Семь лет разделяют выход в свет романа «Океанский патруль» и публикацию «Баязета». Семь лет напряженного и столь долгое время не имевшего практически никакого выхода труда. Жил все эти годы Пикуль на деньги от переизданий «Океанского патруля», а сам занимался историей.

Как и все, что делал до сих пор Пикуль, новое увлечение целиком, без остатка, захватило его. Поражает упорство, с которым преодолевал он свой дилетантизм. Именно в начале пятидесятых приступил Пикуль к созданию картотеки, в которой скапливались сведения о людях, оставивших хоть какой-то след в отечественной истории. Работе над картотекой В. С. Пикуль отдал сорок лет, и к концу жизни она насчитывала сотни тысяч карточек. Сама по себе эта картотека — гигантский, представляющий большую научную ценность труд, ибо с ее помощью можно получить сведения о любом — большом и малом — историческом деятеле.
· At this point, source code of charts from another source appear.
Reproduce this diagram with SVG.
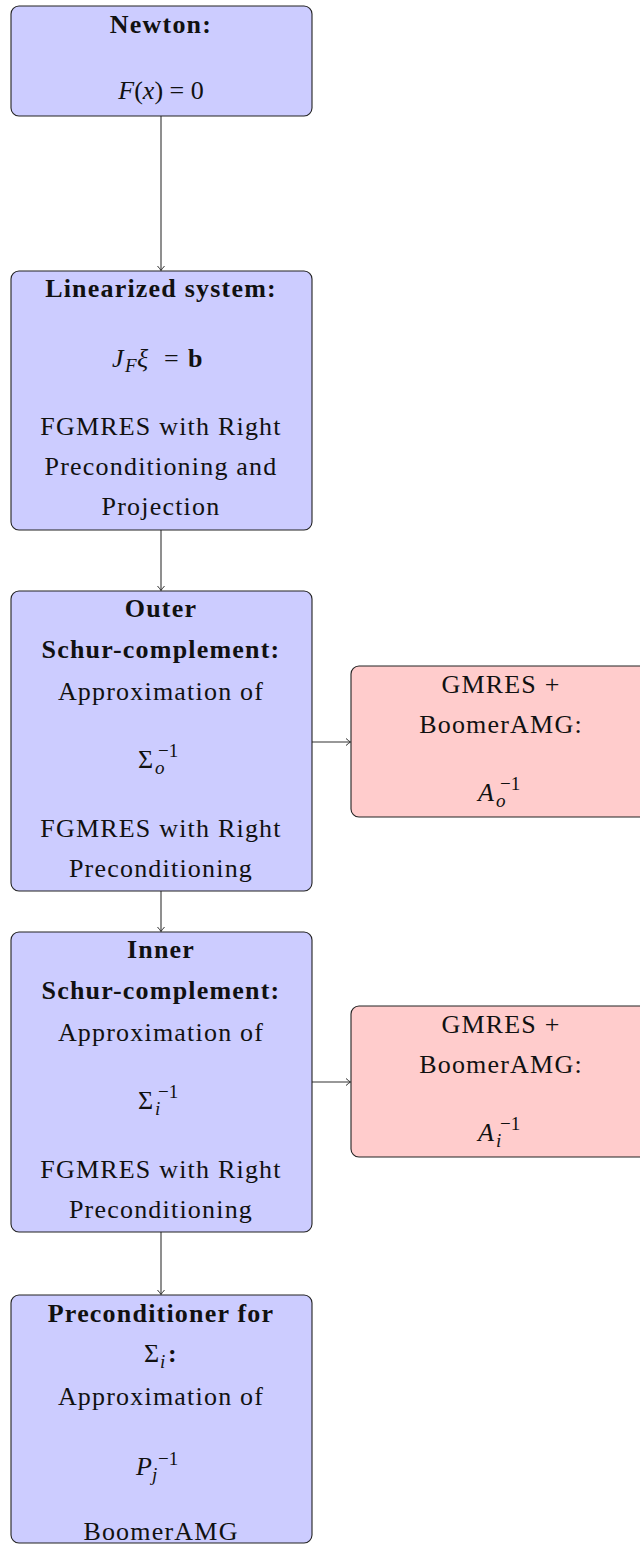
<svg xmlns="http://www.w3.org/2000/svg" width="640" height="1544" viewBox="0 0 640 1544">
<style>
.blue{fill:#ccccff;stroke:#222;stroke-width:1.1}
.pink{fill:#ffcccc;stroke:#222;stroke-width:1.1}
text{font-family:"Liberation Serif","Times New Roman",serif;font-size:26px;fill:#111}
.t{text-anchor:middle;letter-spacing:1.2px}
.b{font-weight:bold}
.i{font-style:italic}
.s{font-size:19px}
.c{fill:none;stroke:#333;stroke-width:1.1}
</style>
<defs>
<marker id="arr" markerUnits="userSpaceOnUse" markerWidth="12" markerHeight="12" viewBox="-6 -6 12 12" refX="0" refY="0" orient="auto">
<path d="M-4.5,-3.5 Q-1.2,-0.6 0,0 Q-1.2,0.6 -4.5,3.5" fill="none" stroke="#333" stroke-width="1"/>
</marker>
</defs>
<g id="connectors">
<line class="c" x1="161" y1="116" x2="161" y2="270.5" marker-end="url(#arr)"/>
<line class="c" x1="161" y1="530" x2="161" y2="590.5" marker-end="url(#arr)"/>
<line class="c" x1="161" y1="891" x2="161" y2="931.5" marker-end="url(#arr)"/>
<line class="c" x1="161" y1="1232" x2="161" y2="1294.5" marker-end="url(#arr)"/>
<line class="c" x1="312" y1="742" x2="350.5" y2="742" marker-end="url(#arr)"/>
<line class="c" x1="312" y1="1082" x2="350.5" y2="1082" marker-end="url(#arr)"/>
</g>
<g id="newton">
<rect class="blue" x="11" y="6" width="301" height="110" rx="8"/>
<text class="t b" x="161" y="33">Newton:</text>
<text x="161" y="99" text-anchor="middle"><tspan class="i">F</tspan>(<tspan class="i">x</tspan>) = 0</text>
</g>
<g id="linearized">
<rect class="blue" x="11" y="271" width="301" height="259" rx="8"/>
<text class="t b" x="161" y="297">Linearized system:</text>
<text><tspan class="i" x="112" y="367">J</tspan><tspan class="i s" x="125" y="372">F</tspan><tspan class="i" x="137" y="367">ξ</tspan><tspan x="164" y="367">=</tspan><tspan class="b" x="188" y="367">b</tspan></text>
<text class="t" x="161" y="435">FGMRES with Right</text>
<text class="t" x="161" y="475">Preconditioning and</text>
<text class="t" x="161" y="515">Projection</text>
</g>
<g id="outer">
<rect class="blue" x="11" y="591" width="301" height="300" rx="8"/>
<text class="t b" x="161" y="617">Outer</text>
<text class="t b" x="161" y="658">Schur-complement:</text>
<text class="t" x="161" y="700">Approximation of</text>
<text><tspan x="138" y="768">Σ</tspan><tspan class="i s" x="155" y="774">o</tspan><tspan class="s" x="158" y="757">−1</tspan></text>
<text class="t" x="161" y="837">FGMRES with Right</text>
<text class="t" x="161" y="877">Preconditioning</text>
</g>
<g id="outer-amg">
<rect class="pink" x="351" y="666" width="301" height="151" rx="8"/>
<text class="t" x="501" y="693">GMRES +</text>
<text class="t" x="501" y="733">BoomerAMG:</text>
<text><tspan class="i" x="478" y="801">A</tspan><tspan class="i s" x="496" y="807">o</tspan><tspan class="s" x="500" y="790">−1</tspan></text>
</g>
<g id="inner">
<rect class="blue" x="11" y="932" width="301" height="300" rx="8"/>
<text class="t b" x="161" y="958">Inner</text>
<text class="t b" x="161" y="999">Schur-complement:</text>
<text class="t" x="161" y="1041">Approximation of</text>
<text><tspan x="138" y="1109">Σ</tspan><tspan class="i s" x="155" y="1115">i</tspan><tspan class="s" x="158" y="1098">−1</tspan></text>
<text class="t" x="161" y="1178">FGMRES with Right</text>
<text class="t" x="161" y="1218">Preconditioning</text>
</g>
<g id="inner-amg">
<rect class="pink" x="351" y="1006" width="301" height="151" rx="8"/>
<text class="t" x="501" y="1033">GMRES +</text>
<text class="t" x="501" y="1073">BoomerAMG:</text>
<text><tspan class="i" x="478" y="1141">A</tspan><tspan class="i s" x="496" y="1147">i</tspan><tspan class="s" x="500" y="1130">−1</tspan></text>
</g>
<g id="preconditioner">
<rect class="blue" x="11" y="1295" width="301" height="248" rx="8"/>
<text class="t b" x="161" y="1322">Preconditioner for</text>
<text><tspan x="144" y="1362">Σ</tspan><tspan class="i s" x="160" y="1368">i</tspan><tspan class="b" x="168" y="1362">:</tspan></text>
<text class="t" x="161" y="1405">Approximation of</text>
<text><tspan class="i" x="136" y="1475">P</tspan><tspan class="i s" x="152" y="1481">j</tspan><tspan class="s" x="158" y="1465">−1</tspan></text>
<text class="t" x="161" y="1540">BoomerAMG</text>
</g>
</svg>
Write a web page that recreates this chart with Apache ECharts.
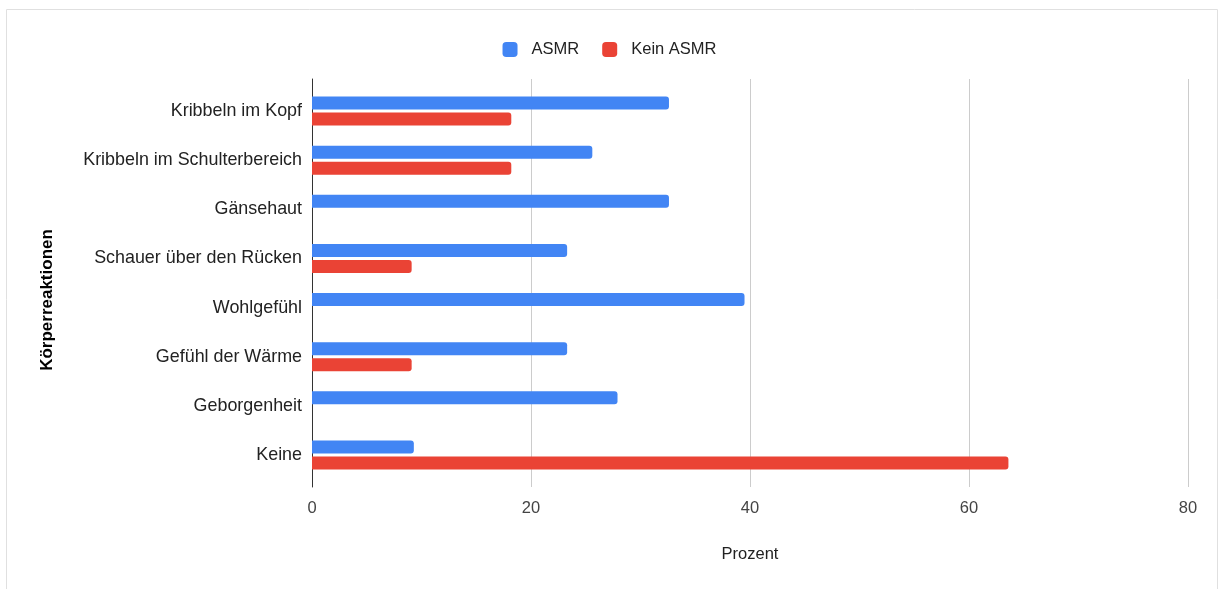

В историю Пикуль ушел с той же безоглядностью, как когда-то уходил на войну, а позже — в занятия литературой. И, отвлекаясь от последовательного изложения фактов его биографии, должен сказать, что с ним произошла история, очень типичная для большинства талантливых русских самоучек. История и книги по истории как бы стеной встали между ним и реальной жизнью, сжимая пространство бытия до размеров квартиры. Биографии, собранные в ящиках картотеки, да бесконечные стеллажи с книгами, с папками русских портретов и стали тем обществом, в котором жил Пикуль, откуда черпал он необходимую для жизни и творчества информацию. Этим и объяснялась странность его образа жизни.
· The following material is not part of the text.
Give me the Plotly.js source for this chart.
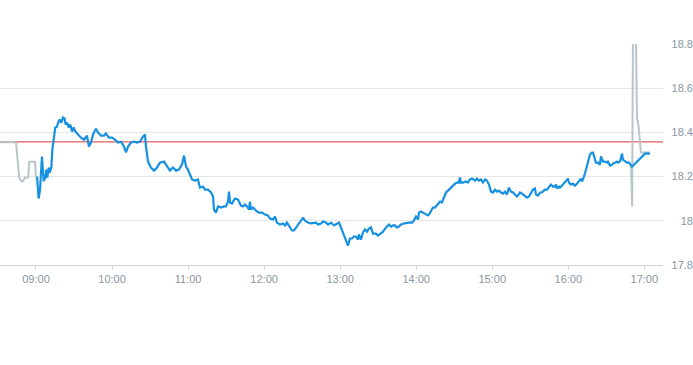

Впервые попав в квартиру Валентина Саввича Пикуля в Риге, я долго не мог отделаться от ощущения, что оказался и не в квартире совсем, а совершенно в другом измерении. Заставленные книгами комнаты, завешанные портретами так, что и места свободного на стенах не оставалось, как-то удивительно напоминали обклеенный изнутри картинками матросский сундучок, нежели обычное жилище… И внутри этого волшебного сундучка и жил Валентин Саввич Пикуль вместе со своими историями.
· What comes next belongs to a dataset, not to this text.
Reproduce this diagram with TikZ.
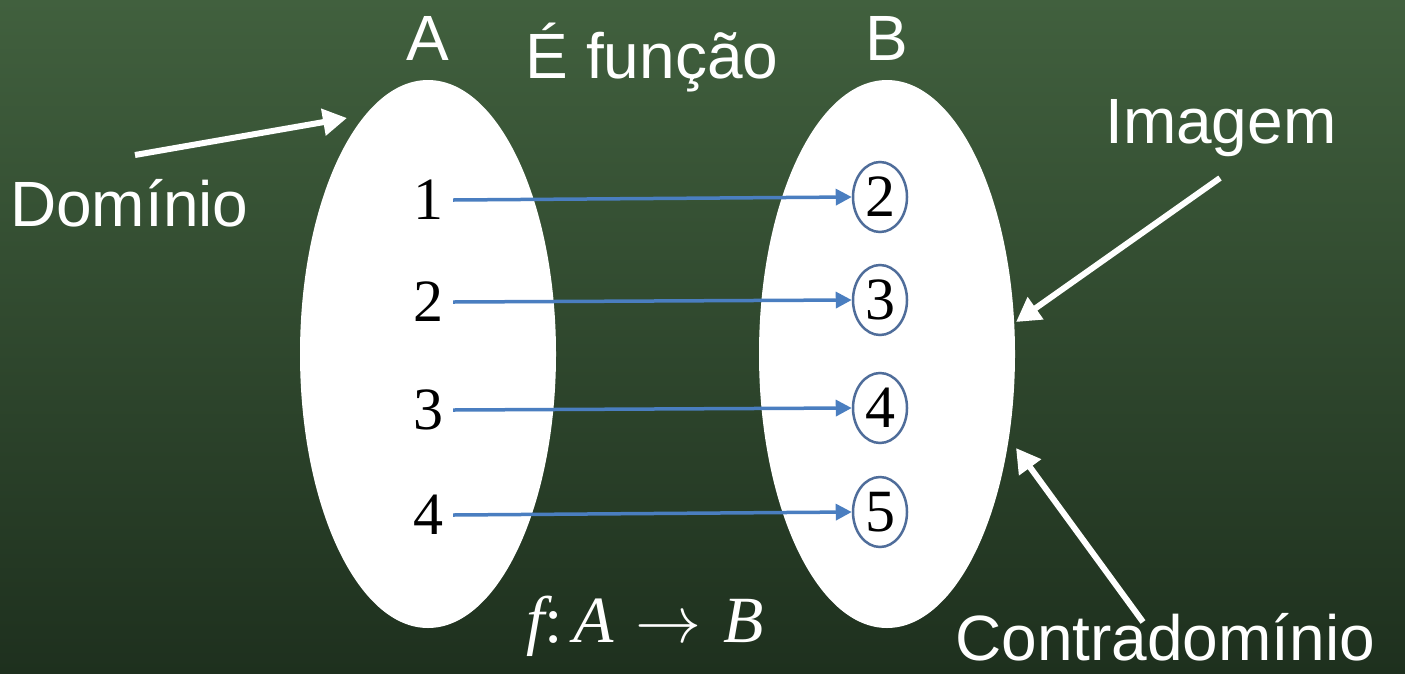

Ну а в том, что сундучок был волшебным, никакого сомнения не возникало. Почти физически ощущал я, как размывается в этой квартире время. Стремительно двигался Валентин Саввич по своему жилищу, и трудно было уследить, как мгновенно перемещается он от книжных стеллажей к ящикам картотеки, от картотеки к «портретной», где собраны в папках портреты, кажется, всех исторических деятелей России. Но, главное, Валентин Саввич как бы одновременно существовал и с тобою и с теми людьми из давно минувших времен, судьбы которых занимали его воображение, — генералом Моро, императором Александром Первым, фельдмаршалом Кутузовым… И когда, обнаружив какую-то примечательную подробность из их жизни, какое-то интересное пересечение их судеб с судьбами других людей, начинал рассказывать он об этом — невольно забывалось, что речь идет о людях, которые жили столетия назад. Возникало ощущение, что пришел сосед или приятель и рассказывает потрясающую новость из жизни соседей или наших общих знакомых. И только постепенно, привыкнув, начал понимать я, что Валентин Саввич о своих знакомых и рассказывает. О тех людях, к которым привык, которых знает гораздо лучше, чем даже близких людей, чем коллег по профессии. Их проблемы волновали его нисколько не меньше, чем то, что совершалось сейчас.